China may need 300 years to beat desertification

Yahoo News 5 Jan 11;

BEIJING (AFP) – Huge population pressures, scarce rainfall and climate change have made China the world's biggest victim of desertification, a problem that could take 300 years to reverse, state media said Wednesday.

Overgrazing, excessive land reclamation and inappropriate water use also make it especially difficult to halt deserts from encroaching on large areas of land in the nation's arid north and west, the China Daily reported.

"China is still a country with the largest area of desertified land in the world," Zhu Lieke, deputy director of the State Forestry Administration, was quoted as saying.

About 27 percent of China's total land mass, or about 2.6 million square kilometres (1.04 million square miles), are considered desertified land, while another 18 percent of the nation's land is eroded by sand, the report said.

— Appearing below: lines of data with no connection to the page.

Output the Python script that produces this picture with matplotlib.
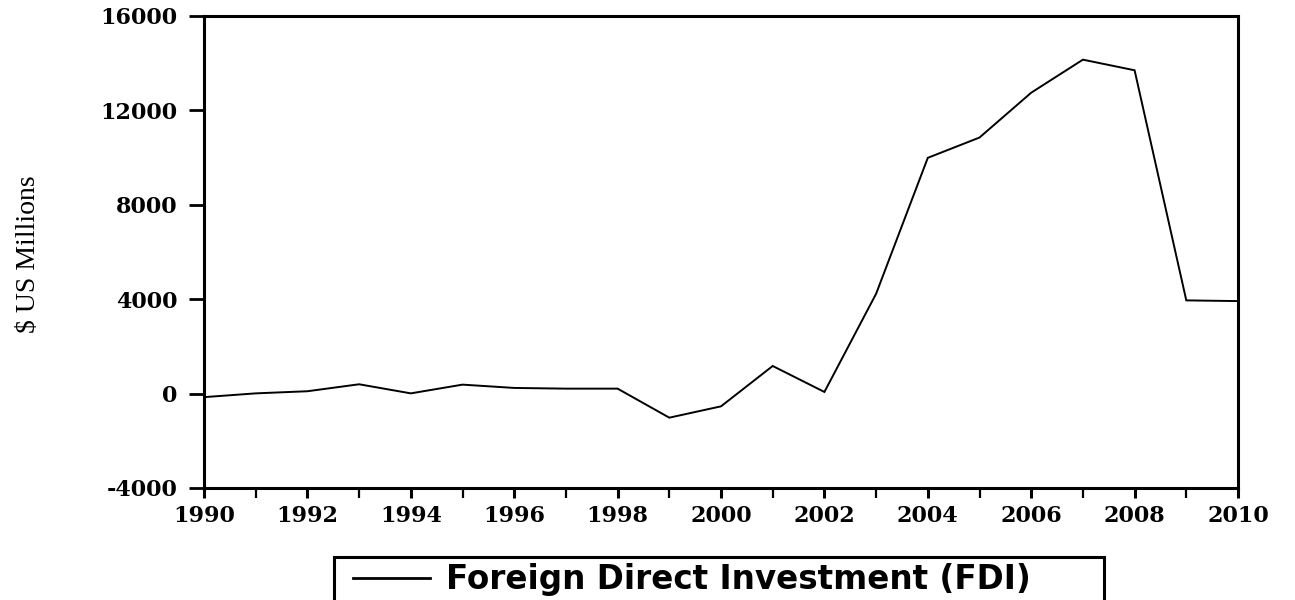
import matplotlib
matplotlib.use("Agg")
import matplotlib.pyplot as plt
from matplotlib.ticker import MultipleLocator
from matplotlib.patches import Rectangle

years = list(range(1990, 2011))
fdi = [-150, 10, 100, 395, 10, 380, 240, 210, 210, -1020, -540, 1170, 70,
       4230, 9990, 10850, 12750, 14150, 13700, 3950, 3920]
y_ticks = [-4000, 0, 4000, 8000, 12000, 16000]
x_labels = [1990, 1992, 1994, 1996, 1998, 2000, 2002, 2004, 2006, 2008, 2010]
series_label = "Foreign Direct Investment (FDI)"
y_label = r"\$ US Millions"

W, H = 1295, 600
fig = plt.figure(figsize=(W/100, H/100), dpi=100)
ax = fig.add_axes([204/W, 1-488/H, (1238-204)/W, (488-16)/H])
line, = ax.plot(years, fdi, color="black", lw=1.4, solid_joinstyle="miter")

ax.set_xlim(1990, 2010)
ax.set_ylim(-4000, 16000)
ax.xaxis.set_minor_locator(MultipleLocator(1))

for s in ax.spines.values():
    s.set_linewidth(2.2)
ax.tick_params(axis="y", direction="out", length=11, width=2.0, pad=8)
ax.tick_params(axis="x", which="major", direction="out", length=7.5, width=2.2, pad=5)
ax.tick_params(axis="x", which="minor", direction="out", length=7.5, width=1.6)

tick_font = dict(family="DejaVu Serif", weight="bold", size=16)
ax.set_yticks(y_ticks)
ax.set_yticklabels([str(v) for v in y_ticks], fontdict=tick_font)
ax.set_xticks(x_labels)
ax.set_xticklabels([str(v) for v in x_labels], fontdict=tick_font)

fig.text(29/W, 1-254/H, y_label, rotation=90, ha="center", va="center",
         family="Liberation Serif", size=20)

# legend frame (box runs past the bottom edge, as in the reference)
fig.patches.append(Rectangle((334/W, 1-620/H), (1104-334)/W, (620-557)/H,
                             transform=fig.transFigure, fill=False,
                             edgecolor="black", linewidth=2.2))
leg = fig.legend([line], [series_label], loc="center left",
                 bbox_to_anchor=(353/W, 1-580/H),
                 prop=dict(family="DejaVu Sans", weight="bold", size=23.5),
                 frameon=False, handlelength=2.35, handletextpad=0.5,
                 borderpad=0.0, borderaxespad=0.0)
leg.legend_handles[0].set_linewidth(2.0)

fig.savefig("out.png", dpi=100, facecolor="white")
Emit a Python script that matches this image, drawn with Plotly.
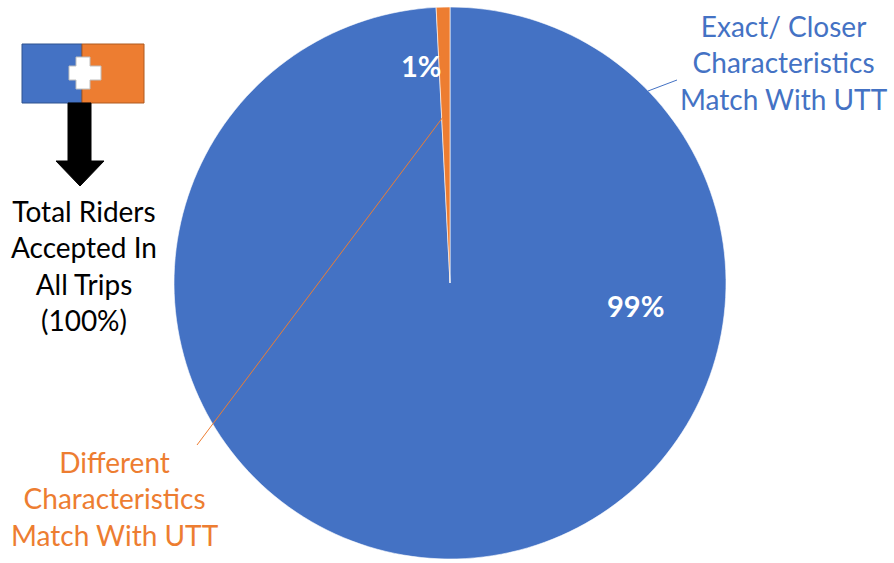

Experts believe that 530,000 square kilometres of the nation's deserts can be returned to green land, but the process will take 300 years at the current rate of reversing desertification by 1,700 square kilometres annually, it said.

Some of the worst land erosion in the world occurs in the basin of the Yellow River, China's second largest river, with 62 percent of the area affected by water and soil erosion, the paper said in a separate report.

China Says Will Take 300 Years To Turn Back Deserts
Ben Blanchard PlanetArk 5 Jan 11;

At the current rate of progress it will take 300 years to turn back China's advancing deserts, a senior official said on Tuesday, bemoaning the low level of investment in fighting a serious environmental problem.

Over a quarter of China's land area is covered by desert, or land which is turning into desert in which soil loses its fertility, putting crops and water supplies at risk for the world's second-largest economy.

"The area of land being desertified is enormous, and prevention work most hard," Liu Tuo, head of China's anti-desertification efforts, told a news conference.

"There is about 1.73 million square km of desertified land in China, and about 530,000 square km of that can be treated. At our present rate of treating 1,717 square km a year, I've just calculated we'll need 300 years," he added.

"Investment is seriously insufficient, with a huge gap existing for our needs at present," Liu said.

In some parts of China, which he did not name, regional governments were not taking the problem seriously enough.

"They say it is important, but their actions show that's not the case," Liu said.

Climate change could exacerbate China's desertification problem, he added.

"Climate change could cause extreme weather, such as drought, which will have a very serious impact upon desertification."

Still, Zhu Lieke, deputy head of the State Forestry Administration, claimed a measure of success for managing to reduce overall the area of desertified land in the past five years, though by less than half a percentage point.

"Generally speaking we have bought the situation under initial control," Zhu said.